Ocean acidification impacts local economy
On Earth Day last week, Maria Cantwell convened the Committee on Commerce, Science and Transportation, taking input from shellfish growers, commercial fishing and seafood industry representatives about ocean acidification.
We at the NEWS
associated this issue to the recent deaths of five whales in the region.
Cantwell launched the discussion, “A grave threat lies hidden beneath the surface of the oceans, called ocean acidification.”
Since the start of the Industrial Revolution, humans have increased the global atmospheric carbon dioxide concentration by 35 percent.
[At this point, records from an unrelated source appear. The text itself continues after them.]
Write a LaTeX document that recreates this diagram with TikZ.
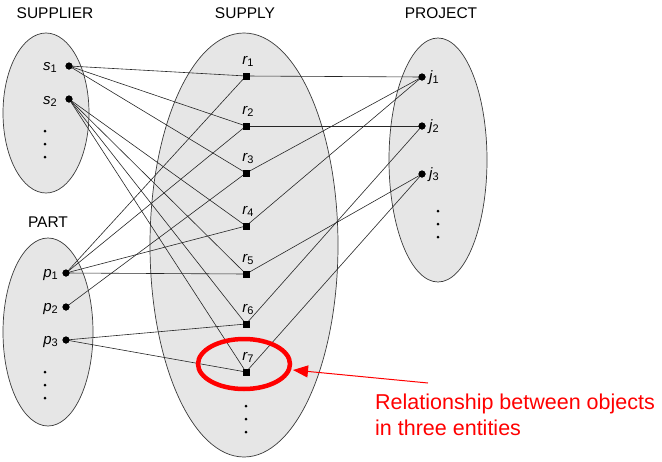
\documentclass[tikz,border=0pt]{standalone}
\usepackage{fontspec}
\setmainfont{Liberation Sans}
\usetikzlibrary{arrows.meta}
\definecolor{setgray}{HTML}{E6E6E6}
\definecolor{edgegray}{HTML}{3A3A3A}
\newcommand{\lbl}[2]{{\itshape #1}\raisebox{-2.5pt}{\fontsize{11}{11}\selectfont #2}}
\begin{document}
\begin{tikzpicture}[x=1pt,y=-1pt,
  setshape/.style={fill=setgray,draw=edgegray,line width=0.7pt},
  title/.style={font=\fontsize{15.5}{18}\selectfont,inner sep=0pt},
  elem/.style={circle,fill=black,inner sep=0pt,minimum size=7pt},
  rel/.style={rectangle,fill=black,inner sep=0pt,minimum size=7pt},
  lab/.style={font=\fontsize{15}{18}\selectfont,inner sep=0pt},
  link/.style={draw=black!85,line width=0.6pt},
  tinydot/.style={fill=black}
]
\useasboundingbox (0,0) rectangle (662,461);
% sets
\draw[setshape] (46,113) ellipse [x radius=43pt, y radius=80pt];
\draw[setshape] (48,332) ellipse [x radius=45pt, y radius=94pt];
\draw[setshape] (244,245) ellipse [x radius=94pt, y radius=212pt];
\draw[setshape] (438,160) ellipse [x radius=49pt, y radius=122pt];
% titles
\node[title] (tsup) at (55,13) {SUPPLIER};
\node[title] (tsupply) at (245,13) {SUPPLY};
\node[title] (tproj) at (441,13) {PROJECT};
\node[title] (tpart) at (48,222) {PART};
% elements
\node[elem] (s1) at (69,66) {};
\node[elem] (s2) at (69,99) {};
\node[elem] (p1) at (66,273) {};
\node[elem] (p2) at (66,307) {};
\node[elem] (p3) at (66,340) {};
\node[elem] (j1) at (422,77) {};
\node[elem] (j2) at (422,126) {};
\node[elem] (j3) at (422,174) {};
\foreach \i/\y in {1/76,2/126,3/173,4/226,5/274,6/324,7/372}{
  \node[rel] (r\i) at (246,\y) {};
  \node[lab,anchor=base] (lr\i) at (248,\y-12) {\lbl{r}{\i}};
}
% labels
\node[lab,anchor=base east] (ls1) at (57,70) {\lbl{s}{1}};
\node[lab,anchor=base east] (ls2) at (57,104) {\lbl{s}{2}};
\node[lab,anchor=base east] (lp1) at (58,277) {\lbl{p}{1}};
\node[lab,anchor=base east] (lp2) at (58,311) {\lbl{p}{2}};
\node[lab,anchor=base east] (lp3) at (58,344) {\lbl{p}{3}};
\node[lab,anchor=base west] (lj1) at (429,81) {\lbl{j}{1}};
\node[lab,anchor=base west] (lj2) at (429,130) {\lbl{j}{2}};
\node[lab,anchor=base west] (lj3) at (429,178) {\lbl{j}{3}};
% ellipsis dots
\foreach \y in {131,144,157} \fill[tinydot] (45,\y) circle (1.5pt);
\foreach \y in {372,385,398} \fill[tinydot] (45,\y) circle (1.5pt);
\foreach \y in {406,419,432} \fill[tinydot] (246,\y) circle (1.5pt);
\foreach \y in {211,224,237} \fill[tinydot] (438,\y) circle (1.5pt);
% links
\foreach \a/\b in {s1/r1,s1/r2,s1/r3,s2/r4,s2/r5,s2/r6,s2/r7,
                   p1/r1,p1/r2,p1/r4,p1/r5,p2/r3,p3/r6,p3/r7,
                   r1/j1,r2/j2,r3/j1,r4/j1,r5/j3,r6/j2,r7/j3}
  \draw[link] (\a.center) -- (\b.center);
% redraw dots on top
\foreach \n in {s1,s2,p1,p2,p3,j1,j2,j3} \fill (\n.center) circle (3.5pt);
\foreach \i in {1,...,7} \fill (r\i.center) +(-3.5pt,-3.5pt) rectangle +(3.5pt,3.5pt);
% highlight
\draw[red,line width=4.5pt] (244,364) ellipse [x radius=46pt, y radius=25pt];
\coordinate (hlr) at (293,370);
\node[text=red,font=\fontsize{21.5}{26}\selectfont,anchor=north west,align=left,inner sep=0pt] (note) at (375,394) {Relationship between objects\\in three entities};
\coordinate (tail) at (428,383);
\draw[red,line width=1pt,-{Triangle[length=15pt,width=12pt]}] (tail) -- (hlr);
\end{tikzpicture}
\end{document}
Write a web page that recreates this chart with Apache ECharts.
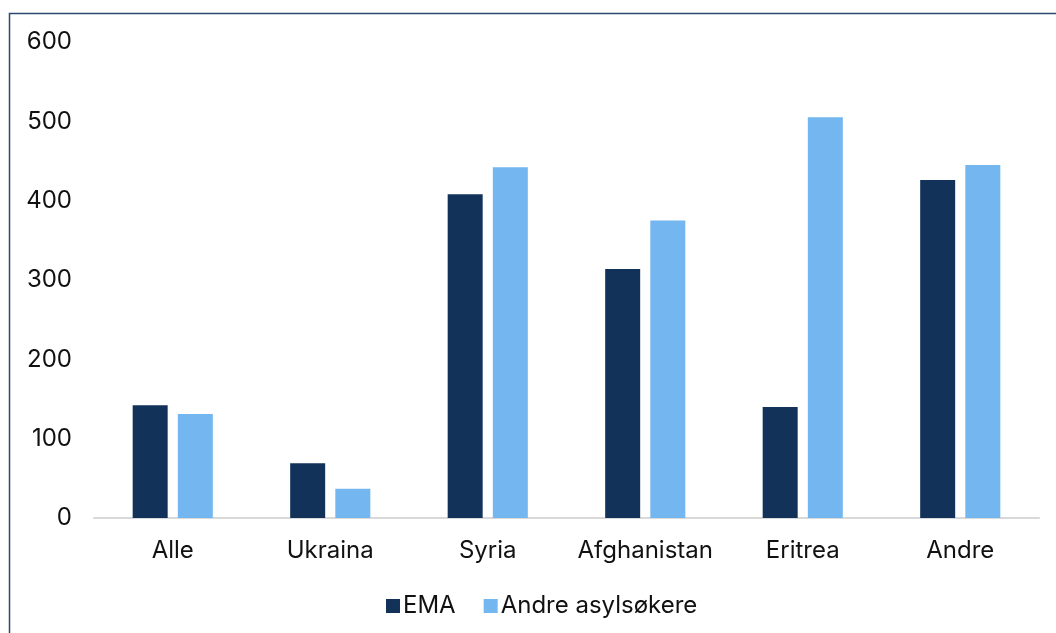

Apparently carbon dioxide is not only accumulating in the atmosphere, it is also being absorbed by the oceans, thus changing the water’s chemistry, and all that lives there.
As seawater becomes more acidic, it changes the basic chemical building blocks needed by many marine organisms. Scientists predict, Cantwell said, that a more acidic ocean could dissolve the shells of the tiny organisms that make up the base of the ocean’s food chain.
We are seeing the results of this change more and more frequently right here in Puget Sound.
Most recently, the recent death of five whales was attributed to starvation, not to mention all the garbage in their guts.
In May of 2008, Cantwell held a field hearing at the Seattle Aquarium to examine the impacts of ocean acidification and climate change on Washington state’s marine environment.
For her, the most vivid testimony came from a fifth-generation shellfish farmer named Brett Bishop. Mr. Bishop’s family shellfish farm is on Little Skookum Bay in Mason County. His two teenage sons are the sixth generation to live on the homestead and grow clams and oysters. Bishop attributed the decimation of his source of oysters to ocean acidification, which dissolved the oyster larvae’s shells and increased their susceptibility to dangerous marine bacteria.
Severely diminished natural reproduction is threatening the entire shellfish industry in the Pacific Northwest, Cantwell said.
Cantwell was a cosponsor of Senator Lautenberg’s Federal Ocean Acidification Research and Monitoring Act that established the nation’s first comprehensive research program to study ocean acidification.
In a letter to the committee, shellfish growers and commercial fishermen asked Congress to mitigate the causes and reduce the economic harm resulting from ocean acidification.
The U.S. seafood industry generates approximately $70 billion annually, fueling jobs and businesses that sustain many thousands of families along the country’s coasts. According to the letter, ocean acidification is real, with a clear link between carbon emissions and change in the oceans’ chemistry.
It has been proven that ocean acidification results from an excess of CO2 dissolving into the ocean from the atmosphere. This CO2 is primarily from the burning of fossil fuels, followed by deforestation and cement manufacture, and is compounded by river runoff containing high levels of nitrogen and carbon.
Acidification poses grave risk (and in some cases outright harm) to the marine food web and commercially important species.
For example, clams are dissolving before they can grow beyond their larval stage in many East Coast bays and on the West Coast, acidified water was documented in 2007 at a level not anticipated until 2050. Oyster beds in the Pacific Northwest have experienced a multi-year recruitment failure, producing no commercially significant oyster sets.
Meanwhile, in a letter to the NEWS,
Steve and Kyle Bova of Ocean Shores link the recent whale deaths to starvation and the extinction of mud and ghost shrimp in Willapa Bay and Grays Harbor from the use of biocides.
And north of us, in Bellingham, the state Department of Ecology, Port of Bellingham and U.S. Coast Guard are responding to a diesel fuel spill from a 102-foot fishing boat at Squalicum Marina that left a 100-by-200 yard rainbow sheen on the water. While agencies and the boat’s crew collected the fuel using the latest technology of pads and an absorbent boom, the fish and the critters in the sea continue to suffer.
After many years of efforts by many different organizations, it seems the waters around us just keep getting more and more unhealthy.
It makes sense, since everything goes downstream.
But a threat to the economy and peoples’ pocketbooks may be just what we need to get inspired to take action and stop contaminating the Earth and the oceans that feed us.